====== RECORDS ======

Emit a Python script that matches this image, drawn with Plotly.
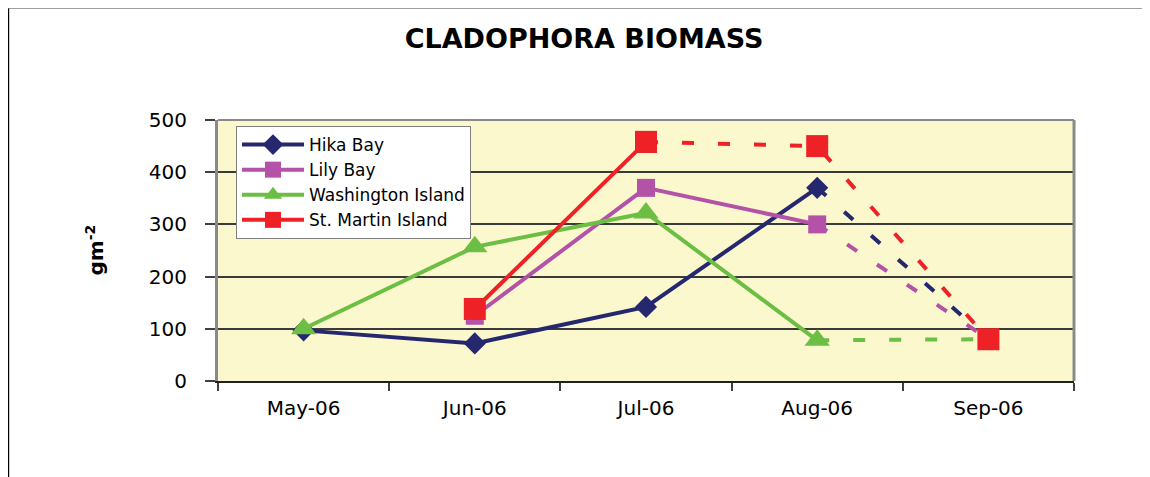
import plotly.graph_objects as go

months = ["May-06", "Jun-06", "Jul-06", "Aug-06", "Sep-06"]
hika_bay = [97, 72, 142, 370, 80]
lily_bay = [None, 125, 370, 300, 80]
washington_island = [100, 257, 322, 78, 80]
st_martin_island = [None, 138, 458, 450, 80]
y_ticks = [0, 100, 200, 300, 400, 500]

# index where the dashed (estimated) part of each series starts
dash_start = {"Hika Bay": 3, "Lily Bay": 3, "Washington Island": 3, "St. Martin Island": 2}

series = [
    ("Hika Bay", hika_bay, "#25276F", "diamond", 17),
    ("Lily Bay", lily_bay, "#B452A8", "square", 18),
    ("Washington Island", washington_island, "#6DBE45", "triangle-up", 22),
    ("St. Martin Island", st_martin_island, "#EE2226", "square", 22),
]

fig = go.Figure()

def part(vals, start, end):
    return [v if start <= i <= end else None for i, v in enumerate(vals)]

# dashed tails for the first three series
for name, vals, color, sym, size in series[:3]:
    s = dash_start[name]
    fig.add_trace(go.Scatter(x=months, y=part(vals, s, 4), mode="lines",
                             line=dict(color=color, width=4, dash="12px,24px"),
                             showlegend=False, hoverinfo="skip"))

# solid parts
for name, vals, color, sym, size in series[:3]:
    s = dash_start[name]
    fig.add_trace(go.Scatter(x=months, y=part(vals, 0, s), mode="lines+markers", name=name,
                             line=dict(color=color, width=4),
                             marker=dict(symbol=sym, size=size, color=color)))

name, vals, color, sym, size = series[3]
s = dash_start[name]
fig.add_trace(go.Scatter(x=months, y=part(vals, s, 4), mode="lines+markers",
                         line=dict(color=color, width=4, dash="12px,24px"),
                         marker=dict(symbol=sym, size=size, color=color),
                         showlegend=False, hoverinfo="skip"))
fig.add_trace(go.Scatter(x=months, y=part(vals, 0, s), mode="lines+markers", name=name,
                         line=dict(color=color, width=4),
                         marker=dict(symbol=sym, size=size, color=color)))

# page offset (body margin) of 8px
OFF = 8
L, R, T, B = 218 - OFF, 1074 - OFF, 120 - OFF, 381 - OFF
W, H = 1142, 469
pw, ph = R - L, B - T

def px(x):
    return (x - OFF - L) / pw

def py(y):
    return (B - (y - OFF)) / ph

fig.update_layout(
    width=W, height=H,
    margin=dict(l=L, r=W - R, t=T, b=H - B, pad=0),
    paper_bgcolor="white",
    plot_bgcolor="#FBF8CE",
    font=dict(family="DejaVu Sans", color="black", size=18),
    title=dict(text="<b>CLADOPHORA BIOMASS</b>", x=(584 - OFF) / W, xref="container", xanchor="center",
               y=1 - (39 - OFF) / H, yref="container", yanchor="middle",
               font=dict(family="DejaVu Sans", size=27, color="black")),
    showlegend=True,
    legend=dict(x=px(236), y=py(126), xanchor="left", yanchor="top",
                bgcolor="white", bordercolor="#808080", borderwidth=1,
                font=dict(family="DejaVu Sans", size=17, color="black"),
                itemwidth=62, tracegroupgap=0),
    xaxis=dict(type="category", categoryorder="array", categoryarray=months,
               range=[-0.5, 4.5], tickson="boundaries", ticks="outside", ticklen=8,
               tickcolor="#404040", tickwidth=2, showgrid=False,
               showline=True, linecolor="#202020", linewidth=2,
               ticklabelstandoff=8,
               tickfont=dict(family="DejaVu Sans", size=20, color="black")),
    yaxis=dict(range=[0, 500], tickvals=y_ticks, ticks="outside", ticklen=10,
               tickcolor="#404040", tickwidth=2,
               showgrid=True, gridcolor="#3A3A3A", gridwidth=1.5,
               showline=True, linecolor="#8A8A8A", linewidth=3, zeroline=False,
               ticklabelstandoff=14,
               tickfont=dict(family="DejaVu Sans", size=20, color="black")),
    annotations=[dict(text="<b>gm<sup>-2</sup></b>", x=px(94), y=0.5, xref="paper", yref="paper",
                      textangle=-90, showarrow=False, xanchor="center", yanchor="middle",
                      font=dict(family="DejaVu Sans", size=20, color="black"))],
    shapes=[
        # plot area border (top and right)
        dict(type="line", xref="paper", yref="paper", x0=0, x1=1, y0=1, y1=1,
             line=dict(color="#8A8A8A", width=2), layer="above"),
        dict(type="line", xref="paper", yref="paper", x0=1, x1=1, y0=0, y1=1,
             line=dict(color="#8A8A8A", width=3), layer="above"),
        # outer frame (top and left)
        dict(type="line", xref="paper", yref="paper", x0=px(8), x1=px(1150 + 5), y0=py(8.5), y1=py(8.5),
             line=dict(color="#A0A0A0", width=1)),
        dict(type="line", xref="paper", yref="paper", x0=px(8.2), x1=px(8.2), y0=py(8.5), y1=py(477 + 5),
             line=dict(color="black", width=2)),
    ],
)

fig.write_html("out.html")
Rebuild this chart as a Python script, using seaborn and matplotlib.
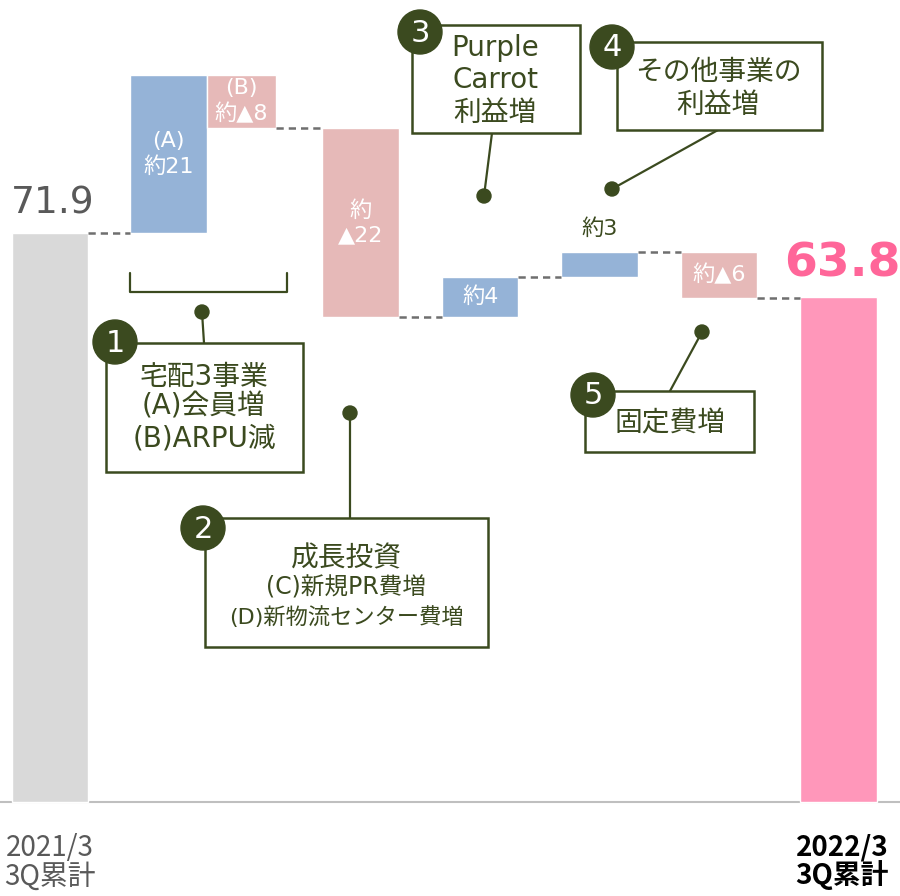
import matplotlib.pyplot as plt
import seaborn as sns
from matplotlib.patches import Rectangle, Circle

# values (億円)
start_label = "2021/3\n3Q累計"
end_label = "2022/3\n3Q累計"
start_value = 71.9
end_value = 63.8
step_names = ["(A)会員増", "(B)ARPU減", "成長投資", "Purple Carrot", "その他事業", "固定費"]
step_deltas = [20.0, -6.7, -23.9, 5.1, 3.1, -5.8]
step_texts = ["(A)\n約21", "(B)\n約▲8", "約\n▲22", "約4", "約3", "約▲6"]

sns.set_theme(style="white")
plt.rcParams['font.family'] = ['DejaVu Sans', 'Noto Sans CJK JP']

OLIVE = "#3b4a1f"
GREY = "#d9d9d9"
BLUE = "#95b3d7"
PINK = "#e6b9b8"
HOT = "#ff97ba"

fig = plt.figure(figsize=(9, 8.96), dpi=100)
ax = fig.add_axes([0, 0, 1, 1])
ax.set_xlim(-0.418, 7.113)
ax.set_ylim(-11.88, 101.34)
ax.axis("off")

# layout of the bars (A and B sit side by side)
xs = [0, 0.99, 1.6, 2.6, 3.6, 4.6, 5.6, 6.6]
widths = [0.64, 0.64, 0.58, 0.64, 0.64, 0.64, 0.64, 0.64]

ax.axhline(0, color="#bfbfbf", lw=1.5, zorder=1)

# start bar
ax.bar(xs[0], start_value, width=widths[0], color=GREY, zorder=2)
ax.text(xs[0] + 0.02, start_value + 2.4, f"{start_value}", ha="center", va="baseline",
        fontsize=27, color="#595959")

level = start_value
levels = [level]
for i, d in enumerate(step_deltas):
    k = i + 1
    bottom = min(level, level + d)
    col = BLUE if d > 0 else PINK
    ax.bar(xs[k], abs(d), bottom=bottom, width=widths[k], color=col, zorder=2)
    if abs(d) < 4:
        ax.text(xs[k], bottom + abs(d) + 1.6, step_texts[i], ha="center", va="bottom",
                fontsize=16, color=OLIVE, zorder=4)
    else:
        ax.text(xs[k], bottom + abs(d) / 2, step_texts[i], ha="center", va="center",
                fontsize=16, color="white", linespacing=1.28, zorder=4)
    level += d
    levels.append(level)

# end bar
ax.bar(xs[-1], end_value, width=widths[-1], color=HOT, zorder=2)
ax.text(xs[-1] + 0.03, end_value + 2.65, f"{end_value}", ha="center", va="baseline",
        fontsize=34, fontweight="bold", color="#ff6699")

# dashed connectors
for k in range(len(xs) - 1):
    x0 = xs[k] + widths[k] / 2
    x1 = xs[k + 1] - widths[k + 1] / 2
    if x1 - x0 > 0.02:
        ax.plot([x0, x1], [levels[k], levels[k]], color="#6f6f6f", lw=1.8,
                dashes=(2.9, 2.0), zorder=3)

# category labels
ax.text(xs[0], -7.6, start_label, ha="center", va="center", fontsize=20,
        color="#595959", family=['Noto Sans CJK JP'], linespacing=0.93)
ax.text(xs[-1] + 0.03, -7.6, end_label, ha="center", va="center", fontsize=20,
        color="black", fontweight="bold", family=['Noto Sans CJK JP'], linespacing=0.93)

# callouts in pixel coordinates
ov = fig.add_axes([0, 0, 1, 1])
ov.set_xlim(0, 900)
ov.set_ylim(896, 0)
ov.axis("off")


def box(x0, y0, x1, y1):
    ov.add_patch(Rectangle((x0, y0), x1 - x0, y1 - y0, facecolor="white",
                           edgecolor=OLIVE, lw=1.8, zorder=3))


def badge(x, y, n):
    ov.add_patch(Circle((x, y), 22, color=OLIVE, zorder=5))
    ov.text(x, y + 1, n, ha="center", va="center", fontsize=22, color="white", zorder=6)


def leader(p0, p1):
    ov.plot([p0[0], p1[0]], [p0[1], p1[1]], color=OLIVE, lw=1.6, zorder=2)
    ov.add_patch(Circle(p1, 7, color=OLIVE, zorder=4))


def lines(x, ys, texts, sizes):
    for y, t, s in zip(ys, texts, sizes):
        ov.text(x, y, t, ha="center", va="center", fontsize=s, color=OLIVE, zorder=4)


# 1
ov.plot([130, 130, 287, 287], [273, 292, 292, 273], color=OLIVE, lw=1.6)
leader((204, 343), (202, 312))
box(106, 343, 303, 472)
badge(115, 342, "1")
lines(204, [377, 407, 438], ["宅配3事業", "(A)会員増", "(B)ARPU減"], [20, 20, 20])

# 2
leader((350, 518), (350, 413))
box(205, 518, 488, 647)
badge(203, 528, "2")
lines(346, [558, 588, 617], ["成長投資", "(C)新規PR費増", "(D)新物流センター費増"], [20, 17, 16])

# 3
leader((492, 133), (484, 196))
box(412, 25, 580, 133)
badge(420, 32, "3")
lines(495, [48, 80, 113], ["Purple", "Carrot", "利益増"], [20, 20, 20])

# 4
leader((718, 130), (612, 189))
box(617, 42, 822, 130)
badge(612, 47, "4")
lines(718, [72, 105], ["その他事業の", "利益増"], [20, 20])

# 5
leader((670, 391), (702, 332))
box(585, 391, 754, 452)
badge(593, 395, "5")
lines(670, [423], ["固定費増"], [20])

plt.savefig("out.png", dpi=100)
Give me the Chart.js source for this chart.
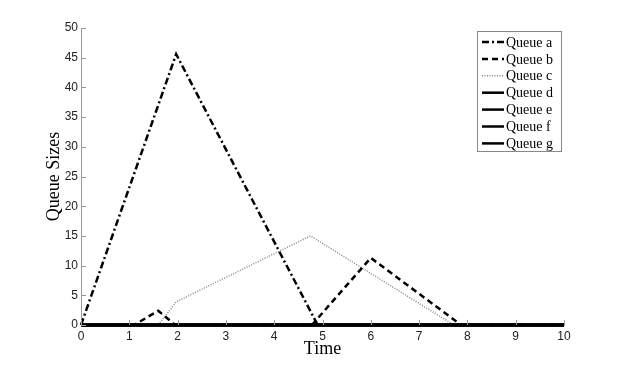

======

▸ WHAT NEEDS TO BE DONE: Among the records above, find each line holding the string "Python" and pull it out.

▸ FULL ANSWER:
Emit a Python script that matches this image, drawn with Plotly.
Rebuild this chart as a Python script, using seaborn and matplotlib.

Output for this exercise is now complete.